## Job
Once the pictures are set aside, transcribe the remaining data exactly.

★ ★ ★ ★ ★ ★ ★

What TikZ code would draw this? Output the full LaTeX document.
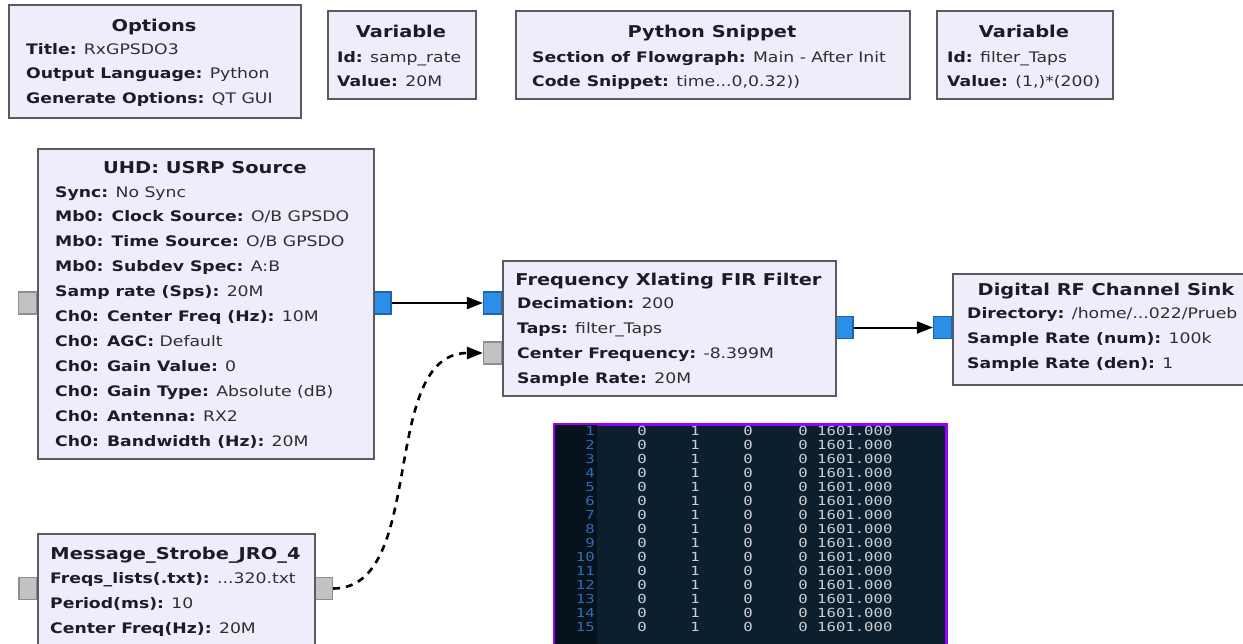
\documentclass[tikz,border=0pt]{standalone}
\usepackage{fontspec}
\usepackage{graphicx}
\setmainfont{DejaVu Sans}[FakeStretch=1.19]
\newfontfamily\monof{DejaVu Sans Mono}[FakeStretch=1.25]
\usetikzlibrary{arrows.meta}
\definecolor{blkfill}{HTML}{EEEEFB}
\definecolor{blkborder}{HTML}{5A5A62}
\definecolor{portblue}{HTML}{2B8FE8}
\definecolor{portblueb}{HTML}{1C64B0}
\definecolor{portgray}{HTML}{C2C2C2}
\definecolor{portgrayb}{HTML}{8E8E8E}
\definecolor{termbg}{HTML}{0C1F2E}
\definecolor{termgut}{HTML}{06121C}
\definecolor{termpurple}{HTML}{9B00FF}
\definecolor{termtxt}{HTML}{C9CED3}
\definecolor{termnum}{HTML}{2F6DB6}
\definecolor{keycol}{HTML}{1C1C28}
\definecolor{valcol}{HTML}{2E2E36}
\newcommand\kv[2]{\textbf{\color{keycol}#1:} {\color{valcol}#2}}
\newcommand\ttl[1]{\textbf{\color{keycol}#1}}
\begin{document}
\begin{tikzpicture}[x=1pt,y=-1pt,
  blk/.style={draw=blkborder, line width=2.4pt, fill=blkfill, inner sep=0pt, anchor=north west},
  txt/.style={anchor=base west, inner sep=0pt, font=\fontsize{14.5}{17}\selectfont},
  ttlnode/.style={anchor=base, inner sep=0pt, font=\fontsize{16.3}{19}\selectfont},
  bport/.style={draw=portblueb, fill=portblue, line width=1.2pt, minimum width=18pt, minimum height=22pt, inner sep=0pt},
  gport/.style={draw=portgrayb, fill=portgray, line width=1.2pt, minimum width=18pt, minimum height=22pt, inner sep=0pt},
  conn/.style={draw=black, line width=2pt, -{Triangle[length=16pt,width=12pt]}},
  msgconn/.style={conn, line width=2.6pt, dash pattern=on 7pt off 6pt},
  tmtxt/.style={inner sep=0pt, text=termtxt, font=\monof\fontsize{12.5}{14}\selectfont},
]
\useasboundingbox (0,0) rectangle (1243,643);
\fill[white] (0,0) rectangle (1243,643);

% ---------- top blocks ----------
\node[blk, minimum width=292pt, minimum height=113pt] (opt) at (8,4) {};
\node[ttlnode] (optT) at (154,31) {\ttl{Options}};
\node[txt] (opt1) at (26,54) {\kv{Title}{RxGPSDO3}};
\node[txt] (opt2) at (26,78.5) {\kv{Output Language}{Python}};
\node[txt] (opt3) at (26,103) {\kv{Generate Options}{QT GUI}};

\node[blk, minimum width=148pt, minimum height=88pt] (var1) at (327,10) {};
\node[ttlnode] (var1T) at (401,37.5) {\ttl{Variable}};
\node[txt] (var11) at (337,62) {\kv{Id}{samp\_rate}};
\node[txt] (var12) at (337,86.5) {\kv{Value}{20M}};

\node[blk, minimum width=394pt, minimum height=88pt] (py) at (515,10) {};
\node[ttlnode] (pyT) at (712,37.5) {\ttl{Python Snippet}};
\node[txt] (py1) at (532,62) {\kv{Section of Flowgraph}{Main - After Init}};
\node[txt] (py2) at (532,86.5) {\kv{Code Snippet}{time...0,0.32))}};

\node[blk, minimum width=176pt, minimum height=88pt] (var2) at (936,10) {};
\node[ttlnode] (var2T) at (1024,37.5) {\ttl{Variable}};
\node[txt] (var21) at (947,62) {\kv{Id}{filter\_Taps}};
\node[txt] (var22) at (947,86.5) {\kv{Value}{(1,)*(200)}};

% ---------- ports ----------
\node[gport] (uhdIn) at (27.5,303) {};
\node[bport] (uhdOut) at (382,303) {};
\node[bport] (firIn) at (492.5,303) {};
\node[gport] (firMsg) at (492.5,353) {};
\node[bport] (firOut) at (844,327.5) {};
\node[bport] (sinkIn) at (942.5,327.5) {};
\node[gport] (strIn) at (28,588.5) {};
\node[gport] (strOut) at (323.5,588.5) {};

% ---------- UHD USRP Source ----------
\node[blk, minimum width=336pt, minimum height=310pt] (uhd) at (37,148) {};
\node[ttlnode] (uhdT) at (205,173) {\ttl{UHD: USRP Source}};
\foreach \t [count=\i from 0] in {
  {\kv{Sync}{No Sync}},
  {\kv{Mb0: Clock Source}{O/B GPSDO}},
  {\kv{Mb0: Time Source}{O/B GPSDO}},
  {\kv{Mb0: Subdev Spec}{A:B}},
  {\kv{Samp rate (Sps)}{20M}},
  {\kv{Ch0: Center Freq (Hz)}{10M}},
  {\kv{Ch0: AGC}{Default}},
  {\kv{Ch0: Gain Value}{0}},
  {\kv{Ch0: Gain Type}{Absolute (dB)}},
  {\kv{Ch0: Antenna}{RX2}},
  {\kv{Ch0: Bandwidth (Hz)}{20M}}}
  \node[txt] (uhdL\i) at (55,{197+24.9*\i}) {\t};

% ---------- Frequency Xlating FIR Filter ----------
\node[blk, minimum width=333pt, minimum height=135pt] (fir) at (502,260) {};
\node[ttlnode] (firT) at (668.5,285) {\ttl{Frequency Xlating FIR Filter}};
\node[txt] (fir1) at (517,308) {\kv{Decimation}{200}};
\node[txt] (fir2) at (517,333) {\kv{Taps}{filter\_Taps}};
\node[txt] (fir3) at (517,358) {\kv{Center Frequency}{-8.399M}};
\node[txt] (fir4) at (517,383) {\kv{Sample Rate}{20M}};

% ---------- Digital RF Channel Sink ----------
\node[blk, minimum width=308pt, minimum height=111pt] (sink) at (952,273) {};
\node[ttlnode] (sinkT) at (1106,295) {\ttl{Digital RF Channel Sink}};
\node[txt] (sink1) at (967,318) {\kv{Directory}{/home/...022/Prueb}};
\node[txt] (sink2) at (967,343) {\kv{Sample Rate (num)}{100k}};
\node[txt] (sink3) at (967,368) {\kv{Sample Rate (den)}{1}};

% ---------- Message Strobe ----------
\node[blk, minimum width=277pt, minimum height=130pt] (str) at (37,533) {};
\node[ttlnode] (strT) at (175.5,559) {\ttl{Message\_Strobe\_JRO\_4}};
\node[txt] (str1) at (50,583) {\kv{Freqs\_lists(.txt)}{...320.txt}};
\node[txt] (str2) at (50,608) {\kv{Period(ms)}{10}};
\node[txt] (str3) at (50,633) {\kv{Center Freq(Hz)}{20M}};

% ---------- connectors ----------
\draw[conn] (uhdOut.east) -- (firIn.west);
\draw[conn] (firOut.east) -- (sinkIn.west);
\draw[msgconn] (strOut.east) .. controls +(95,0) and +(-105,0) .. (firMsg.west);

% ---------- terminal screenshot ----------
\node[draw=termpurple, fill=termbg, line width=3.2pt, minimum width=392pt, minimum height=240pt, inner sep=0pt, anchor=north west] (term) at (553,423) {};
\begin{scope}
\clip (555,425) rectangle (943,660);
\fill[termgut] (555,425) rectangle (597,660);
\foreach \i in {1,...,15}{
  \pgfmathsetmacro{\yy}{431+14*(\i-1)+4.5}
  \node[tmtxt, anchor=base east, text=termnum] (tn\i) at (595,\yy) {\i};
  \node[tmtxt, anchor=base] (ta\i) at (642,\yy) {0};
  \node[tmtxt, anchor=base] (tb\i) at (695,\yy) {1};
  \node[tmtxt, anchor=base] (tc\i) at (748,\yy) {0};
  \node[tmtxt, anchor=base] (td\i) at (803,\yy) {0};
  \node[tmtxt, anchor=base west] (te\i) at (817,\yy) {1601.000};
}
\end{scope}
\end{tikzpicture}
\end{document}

★ ★ ★ ★ ★ ★ ★

## Result of this task
What TikZ code would draw this? Output the full LaTeX document.
\documentclass[tikz,border=0pt]{standalone}
\usepackage{fontspec}
\usepackage{graphicx}
\setmainfont{DejaVu Sans}[FakeStretch=1.19]
\newfontfamily\monof{DejaVu Sans Mono}[FakeStretch=1.25]
\usetikzlibrary{arrows.meta}
\definecolor{blkfill}{HTML}{EEEEFB}
\definecolor{blkborder}{HTML}{5A5A62}
\definecolor{portblue}{HTML}{2B8FE8}
\definecolor{portblueb}{HTML}{1C64B0}
\definecolor{portgray}{HTML}{C2C2C2}
\definecolor{portgrayb}{HTML}{8E8E8E}
\definecolor{termbg}{HTML}{0C1F2E}
\definecolor{termgut}{HTML}{06121C}
\definecolor{termpurple}{HTML}{9B00FF}
\definecolor{termtxt}{HTML}{C9CED3}
\definecolor{termnum}{HTML}{2F6DB6}
\definecolor{keycol}{HTML}{1C1C28}
\definecolor{valcol}{HTML}{2E2E36}
\newcommand\kv[2]{\textbf{\color{keycol}#1:} {\color{valcol}#2}}
\newcommand\ttl[1]{\textbf{\color{keycol}#1}}
\begin{document}
\begin{tikzpicture}[x=1pt,y=-1pt,
  blk/.style={draw=blkborder, line width=2.4pt, fill=blkfill, inner sep=0pt, anchor=north west},
  txt/.style={anchor=base west, inner sep=0pt, font=\fontsize{14.5}{17}\selectfont},
  ttlnode/.style={anchor=base, inner sep=0pt, font=\fontsize{16.3}{19}\selectfont},
  bport/.style={draw=portblueb, fill=portblue, line width=1.2pt, minimum width=18pt, minimum height=22pt, inner sep=0pt},
  gport/.style={draw=portgrayb, fill=portgray, line width=1.2pt, minimum width=18pt, minimum height=22pt, inner sep=0pt},
  conn/.style={draw=black, line width=2pt, -{Triangle[length=16pt,width=12pt]}},
  msgconn/.style={conn, line width=2.6pt, dash pattern=on 7pt off 6pt},
  tmtxt/.style={inner sep=0pt, text=termtxt, font=\monof\fontsize{12.5}{14}\selectfont},
]
\useasboundingbox (0,0) rectangle (1243,643);
\fill[white] (0,0) rectangle (1243,643);

% ---------- top blocks ----------
\node[blk, minimum width=292pt, minimum height=113pt] (opt) at (8,4) {};
\node[ttlnode] (optT) at (154,31) {\ttl{Options}};
\node[txt] (opt1) at (26,54) {\kv{Title}{RxGPSDO3}};
\node[txt] (opt2) at (26,78.5) {\kv{Output Language}{Python}};
\node[txt] (opt3) at (26,103) {\kv{Generate Options}{QT GUI}};

\node[blk, minimum width=148pt, minimum height=88pt] (var1) at (327,10) {};
\node[ttlnode] (var1T) at (401,37.5) {\ttl{Variable}};
\node[txt] (var11) at (337,62) {\kv{Id}{samp\_rate}};
\node[txt] (var12) at (337,86.5) {\kv{Value}{20M}};

\node[blk, minimum width=394pt, minimum height=88pt] (py) at (515,10) {};
\node[ttlnode] (pyT) at (712,37.5) {\ttl{Python Snippet}};
\node[txt] (py1) at (532,62) {\kv{Section of Flowgraph}{Main - After Init}};
\node[txt] (py2) at (532,86.5) {\kv{Code Snippet}{time...0,0.32))}};

\node[blk, minimum width=176pt, minimum height=88pt] (var2) at (936,10) {};
\node[ttlnode] (var2T) at (1024,37.5) {\ttl{Variable}};
\node[txt] (var21) at (947,62) {\kv{Id}{filter\_Taps}};
\node[txt] (var22) at (947,86.5) {\kv{Value}{(1,)*(200)}};

% ---------- ports ----------
\node[gport] (uhdIn) at (27.5,303) {};
\node[bport] (uhdOut) at (382,303) {};
\node[bport] (firIn) at (492.5,303) {};
\node[gport] (firMsg) at (492.5,353) {};
\node[bport] (firOut) at (844,327.5) {};
\node[bport] (sinkIn) at (942.5,327.5) {};
\node[gport] (strIn) at (28,588.5) {};
\node[gport] (strOut) at (323.5,588.5) {};

% ---------- UHD USRP Source ----------
\node[blk, minimum width=336pt, minimum height=310pt] (uhd) at (37,148) {};
\node[ttlnode] (uhdT) at (205,173) {\ttl{UHD: USRP Source}};
\foreach \t [count=\i from 0] in {
  {\kv{Sync}{No Sync}},
  {\kv{Mb0: Clock Source}{O/B GPSDO}},
  {\kv{Mb0: Time Source}{O/B GPSDO}},
  {\kv{Mb0: Subdev Spec}{A:B}},
  {\kv{Samp rate (Sps)}{20M}},
  {\kv{Ch0: Center Freq (Hz)}{10M}},
  {\kv{Ch0: AGC}{Default}},
  {\kv{Ch0: Gain Value}{0}},
  {\kv{Ch0: Gain Type}{Absolute (dB)}},
  {\kv{Ch0: Antenna}{RX2}},
  {\kv{Ch0: Bandwidth (Hz)}{20M}}}
  \node[txt] (uhdL\i) at (55,{197+24.9*\i}) {\t};

% ---------- Frequency Xlating FIR Filter ----------
\node[blk, minimum width=333pt, minimum height=135pt] (fir) at (502,260) {};
\node[ttlnode] (firT) at (668.5,285) {\ttl{Frequency Xlating FIR Filter}};
\node[txt] (fir1) at (517,308) {\kv{Decimation}{200}};
\node[txt] (fir2) at (517,333) {\kv{Taps}{filter\_Taps}};
\node[txt] (fir3) at (517,358) {\kv{Center Frequency}{-8.399M}};
\node[txt] (fir4) at (517,383) {\kv{Sample Rate}{20M}};

% ---------- Digital RF Channel Sink ----------
\node[blk, minimum width=308pt, minimum height=111pt] (sink) at (952,273) {};
\node[ttlnode] (sinkT) at (1106,295) {\ttl{Digital RF Channel Sink}};
\node[txt] (sink1) at (967,318) {\kv{Directory}{/home/...022/Prueb}};
\node[txt] (sink2) at (967,343) {\kv{Sample Rate (num)}{100k}};
\node[txt] (sink3) at (967,368) {\kv{Sample Rate (den)}{1}};

% ---------- Message Strobe ----------
\node[blk, minimum width=277pt, minimum height=130pt] (str) at (37,533) {};
\node[ttlnode] (strT) at (175.5,559) {\ttl{Message\_Strobe\_JRO\_4}};
\node[txt] (str1) at (50,583) {\kv{Freqs\_lists(.txt)}{...320.txt}};
\node[txt] (str2) at (50,608) {\kv{Period(ms)}{10}};
\node[txt] (str3) at (50,633) {\kv{Center Freq(Hz)}{20M}};

% ---------- connectors ----------
\draw[conn] (uhdOut.east) -- (firIn.west);
\draw[conn] (firOut.east) -- (sinkIn.west);
\draw[msgconn] (strOut.east) .. controls +(95,0) and +(-105,0) .. (firMsg.west);

% ---------- terminal screenshot ----------
\node[draw=termpurple, fill=termbg, line width=3.2pt, minimum width=392pt, minimum height=240pt, inner sep=0pt, anchor=north west] (term) at (553,423) {};
\begin{scope}
\clip (555,425) rectangle (943,660);
\fill[termgut] (555,425) rectangle (597,660);
\foreach \i in {1,...,15}{
  \pgfmathsetmacro{\yy}{431+14*(\i-1)+4.5}
  \node[tmtxt, anchor=base east, text=termnum] (tn\i) at (595,\yy) {\i};
  \node[tmtxt, anchor=base] (ta\i) at (642,\yy) {0};
  \node[tmtxt, anchor=base] (tb\i) at (695,\yy) {1};
  \node[tmtxt, anchor=base] (tc\i) at (748,\yy) {0};
  \node[tmtxt, anchor=base] (td\i) at (803,\yy) {0};
  \node[tmtxt, anchor=base west] (te\i) at (817,\yy) {1601.000};
}
\end{scope}
\end{tikzpicture}
\end{document}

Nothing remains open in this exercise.